### Work to complete
Will you write out the data exactly, excluding every picture?

--- Data provided ---

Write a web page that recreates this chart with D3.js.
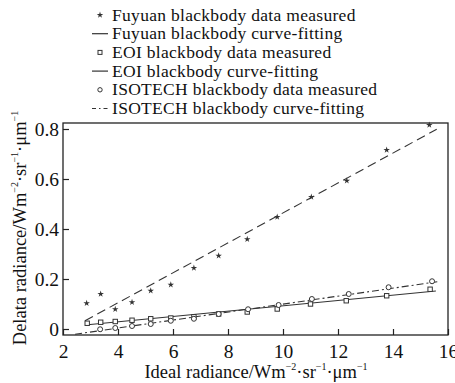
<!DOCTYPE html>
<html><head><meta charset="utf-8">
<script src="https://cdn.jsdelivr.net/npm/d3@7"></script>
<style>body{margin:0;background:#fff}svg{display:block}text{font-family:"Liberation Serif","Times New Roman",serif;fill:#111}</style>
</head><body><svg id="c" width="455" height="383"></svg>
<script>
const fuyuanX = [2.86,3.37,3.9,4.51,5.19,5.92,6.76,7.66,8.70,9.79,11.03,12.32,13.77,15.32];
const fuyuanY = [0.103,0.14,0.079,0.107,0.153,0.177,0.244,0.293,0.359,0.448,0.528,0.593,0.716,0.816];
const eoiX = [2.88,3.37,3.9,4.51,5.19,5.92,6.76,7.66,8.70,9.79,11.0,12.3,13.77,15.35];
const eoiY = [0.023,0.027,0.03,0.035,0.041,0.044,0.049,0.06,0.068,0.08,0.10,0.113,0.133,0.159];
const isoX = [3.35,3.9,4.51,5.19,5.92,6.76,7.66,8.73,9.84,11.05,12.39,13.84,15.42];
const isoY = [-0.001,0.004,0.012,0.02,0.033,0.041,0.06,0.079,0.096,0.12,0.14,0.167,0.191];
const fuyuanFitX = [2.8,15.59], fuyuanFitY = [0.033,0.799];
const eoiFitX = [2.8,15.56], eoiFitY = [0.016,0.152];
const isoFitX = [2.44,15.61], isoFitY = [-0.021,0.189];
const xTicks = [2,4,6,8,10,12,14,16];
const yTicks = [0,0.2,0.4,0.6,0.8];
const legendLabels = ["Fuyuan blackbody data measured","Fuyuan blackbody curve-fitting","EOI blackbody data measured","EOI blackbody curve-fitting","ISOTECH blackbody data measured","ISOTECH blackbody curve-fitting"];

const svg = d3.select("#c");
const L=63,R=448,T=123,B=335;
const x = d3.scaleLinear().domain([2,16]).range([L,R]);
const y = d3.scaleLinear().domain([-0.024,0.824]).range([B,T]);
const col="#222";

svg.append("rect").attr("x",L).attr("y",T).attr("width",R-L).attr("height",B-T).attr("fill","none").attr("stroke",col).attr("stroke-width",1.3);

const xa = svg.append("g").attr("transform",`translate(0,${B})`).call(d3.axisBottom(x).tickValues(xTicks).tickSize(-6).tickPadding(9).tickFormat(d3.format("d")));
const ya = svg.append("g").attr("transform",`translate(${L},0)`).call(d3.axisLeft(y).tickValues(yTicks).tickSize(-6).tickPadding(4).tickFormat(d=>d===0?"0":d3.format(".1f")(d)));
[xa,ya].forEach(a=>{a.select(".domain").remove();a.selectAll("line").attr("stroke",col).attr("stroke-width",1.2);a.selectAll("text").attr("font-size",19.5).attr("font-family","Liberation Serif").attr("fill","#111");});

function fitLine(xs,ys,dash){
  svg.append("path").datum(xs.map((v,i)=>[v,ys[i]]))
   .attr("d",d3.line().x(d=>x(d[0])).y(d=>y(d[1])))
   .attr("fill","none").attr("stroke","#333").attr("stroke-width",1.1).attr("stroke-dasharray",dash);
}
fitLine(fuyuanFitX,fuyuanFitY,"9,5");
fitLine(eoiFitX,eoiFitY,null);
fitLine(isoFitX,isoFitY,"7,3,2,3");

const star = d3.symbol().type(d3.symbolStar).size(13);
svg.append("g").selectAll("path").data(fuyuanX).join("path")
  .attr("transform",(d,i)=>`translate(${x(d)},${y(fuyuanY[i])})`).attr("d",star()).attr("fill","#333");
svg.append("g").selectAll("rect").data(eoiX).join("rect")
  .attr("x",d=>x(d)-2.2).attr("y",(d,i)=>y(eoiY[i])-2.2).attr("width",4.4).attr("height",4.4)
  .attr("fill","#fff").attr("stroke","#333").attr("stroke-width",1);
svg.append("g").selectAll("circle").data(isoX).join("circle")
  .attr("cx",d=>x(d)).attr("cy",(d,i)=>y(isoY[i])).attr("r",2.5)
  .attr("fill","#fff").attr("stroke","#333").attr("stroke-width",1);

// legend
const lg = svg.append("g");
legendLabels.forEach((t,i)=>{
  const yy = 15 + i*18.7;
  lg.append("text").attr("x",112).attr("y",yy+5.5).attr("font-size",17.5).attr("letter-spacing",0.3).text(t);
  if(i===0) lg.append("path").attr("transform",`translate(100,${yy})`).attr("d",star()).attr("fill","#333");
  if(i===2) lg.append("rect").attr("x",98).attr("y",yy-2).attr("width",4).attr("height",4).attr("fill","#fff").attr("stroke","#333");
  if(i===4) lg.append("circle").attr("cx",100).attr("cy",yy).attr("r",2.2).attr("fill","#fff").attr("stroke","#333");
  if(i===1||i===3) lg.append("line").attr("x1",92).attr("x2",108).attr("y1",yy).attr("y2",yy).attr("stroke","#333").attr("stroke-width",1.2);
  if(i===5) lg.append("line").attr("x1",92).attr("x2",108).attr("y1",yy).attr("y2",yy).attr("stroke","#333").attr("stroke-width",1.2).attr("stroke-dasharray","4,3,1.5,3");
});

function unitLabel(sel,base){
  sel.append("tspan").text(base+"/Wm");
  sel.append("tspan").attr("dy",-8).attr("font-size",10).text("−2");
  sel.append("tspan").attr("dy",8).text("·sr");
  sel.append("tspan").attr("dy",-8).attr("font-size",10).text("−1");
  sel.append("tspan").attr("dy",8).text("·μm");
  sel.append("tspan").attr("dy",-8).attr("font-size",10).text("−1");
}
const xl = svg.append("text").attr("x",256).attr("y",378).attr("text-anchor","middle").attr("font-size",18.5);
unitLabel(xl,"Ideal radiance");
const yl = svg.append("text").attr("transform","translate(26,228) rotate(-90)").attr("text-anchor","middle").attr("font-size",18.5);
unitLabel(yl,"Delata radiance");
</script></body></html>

---

### The solution
Write a web page that recreates this chart with D3.js.
<!DOCTYPE html>
<html><head><meta charset="utf-8">
<script src="https://cdn.jsdelivr.net/npm/d3@7"></script>
<style>body{margin:0;background:#fff}svg{display:block}text{font-family:"Liberation Serif","Times New Roman",serif;fill:#111}</style>
</head><body><svg id="c" width="455" height="383"></svg>
<script>
const fuyuanX = [2.86,3.37,3.9,4.51,5.19,5.92,6.76,7.66,8.70,9.79,11.03,12.32,13.77,15.32];
const fuyuanY = [0.103,0.14,0.079,0.107,0.153,0.177,0.244,0.293,0.359,0.448,0.528,0.593,0.716,0.816];
const eoiX = [2.88,3.37,3.9,4.51,5.19,5.92,6.76,7.66,8.70,9.79,11.0,12.3,13.77,15.35];
const eoiY = [0.023,0.027,0.03,0.035,0.041,0.044,0.049,0.06,0.068,0.08,0.10,0.113,0.133,0.159];
const isoX = [3.35,3.9,4.51,5.19,5.92,6.76,7.66,8.73,9.84,11.05,12.39,13.84,15.42];
const isoY = [-0.001,0.004,0.012,0.02,0.033,0.041,0.06,0.079,0.096,0.12,0.14,0.167,0.191];
const fuyuanFitX = [2.8,15.59], fuyuanFitY = [0.033,0.799];
const eoiFitX = [2.8,15.56], eoiFitY = [0.016,0.152];
const isoFitX = [2.44,15.61], isoFitY = [-0.021,0.189];
const xTicks = [2,4,6,8,10,12,14,16];
const yTicks = [0,0.2,0.4,0.6,0.8];
const legendLabels = ["Fuyuan blackbody data measured","Fuyuan blackbody curve-fitting","EOI blackbody data measured","EOI blackbody curve-fitting","ISOTECH blackbody data measured","ISOTECH blackbody curve-fitting"];

const svg = d3.select("#c");
const L=63,R=448,T=123,B=335;
const x = d3.scaleLinear().domain([2,16]).range([L,R]);
const y = d3.scaleLinear().domain([-0.024,0.824]).range([B,T]);
const col="#222";

svg.append("rect").attr("x",L).attr("y",T).attr("width",R-L).attr("height",B-T).attr("fill","none").attr("stroke",col).attr("stroke-width",1.3);

const xa = svg.append("g").attr("transform",`translate(0,${B})`).call(d3.axisBottom(x).tickValues(xTicks).tickSize(-6).tickPadding(9).tickFormat(d3.format("d")));
const ya = svg.append("g").attr("transform",`translate(${L},0)`).call(d3.axisLeft(y).tickValues(yTicks).tickSize(-6).tickPadding(4).tickFormat(d=>d===0?"0":d3.format(".1f")(d)));
[xa,ya].forEach(a=>{a.select(".domain").remove();a.selectAll("line").attr("stroke",col).attr("stroke-width",1.2);a.selectAll("text").attr("font-size",19.5).attr("font-family","Liberation Serif").attr("fill","#111");});

function fitLine(xs,ys,dash){
  svg.append("path").datum(xs.map((v,i)=>[v,ys[i]]))
   .attr("d",d3.line().x(d=>x(d[0])).y(d=>y(d[1])))
   .attr("fill","none").attr("stroke","#333").attr("stroke-width",1.1).attr("stroke-dasharray",dash);
}
fitLine(fuyuanFitX,fuyuanFitY,"9,5");
fitLine(eoiFitX,eoiFitY,null);
fitLine(isoFitX,isoFitY,"7,3,2,3");

const star = d3.symbol().type(d3.symbolStar).size(13);
svg.append("g").selectAll("path").data(fuyuanX).join("path")
  .attr("transform",(d,i)=>`translate(${x(d)},${y(fuyuanY[i])})`).attr("d",star()).attr("fill","#333");
svg.append("g").selectAll("rect").data(eoiX).join("rect")
  .attr("x",d=>x(d)-2.2).attr("y",(d,i)=>y(eoiY[i])-2.2).attr("width",4.4).attr("height",4.4)
  .attr("fill","#fff").attr("stroke","#333").attr("stroke-width",1);
svg.append("g").selectAll("circle").data(isoX).join("circle")
  .attr("cx",d=>x(d)).attr("cy",(d,i)=>y(isoY[i])).attr("r",2.5)
  .attr("fill","#fff").attr("stroke","#333").attr("stroke-width",1);

// legend
const lg = svg.append("g");
legendLabels.forEach((t,i)=>{
  const yy = 15 + i*18.7;
  lg.append("text").attr("x",112).attr("y",yy+5.5).attr("font-size",17.5).attr("letter-spacing",0.3).text(t);
  if(i===0) lg.append("path").attr("transform",`translate(100,${yy})`).attr("d",star()).attr("fill","#333");
  if(i===2) lg.append("rect").attr("x",98).attr("y",yy-2).attr("width",4).attr("height",4).attr("fill","#fff").attr("stroke","#333");
  if(i===4) lg.append("circle").attr("cx",100).attr("cy",yy).attr("r",2.2).attr("fill","#fff").attr("stroke","#333");
  if(i===1||i===3) lg.append("line").attr("x1",92).attr("x2",108).attr("y1",yy).attr("y2",yy).attr("stroke","#333").attr("stroke-width",1.2);
  if(i===5) lg.append("line").attr("x1",92).attr("x2",108).attr("y1",yy).attr("y2",yy).attr("stroke","#333").attr("stroke-width",1.2).attr("stroke-dasharray","4,3,1.5,3");
});

function unitLabel(sel,base){
  sel.append("tspan").text(base+"/Wm");
  sel.append("tspan").attr("dy",-8).attr("font-size",10).text("−2");
  sel.append("tspan").attr("dy",8).text("·sr");
  sel.append("tspan").attr("dy",-8).attr("font-size",10).text("−1");
  sel.append("tspan").attr("dy",8).text("·μm");
  sel.append("tspan").attr("dy",-8).attr("font-size",10).text("−1");
}
const xl = svg.append("text").attr("x",256).attr("y",378).attr("text-anchor","middle").attr("font-size",18.5);
unitLabel(xl,"Ideal radiance");
const yl = svg.append("text").attr("transform","translate(26,228) rotate(-90)").attr("text-anchor","middle").attr("font-size",18.5);
unitLabel(yl,"Delata radiance");
</script></body></html>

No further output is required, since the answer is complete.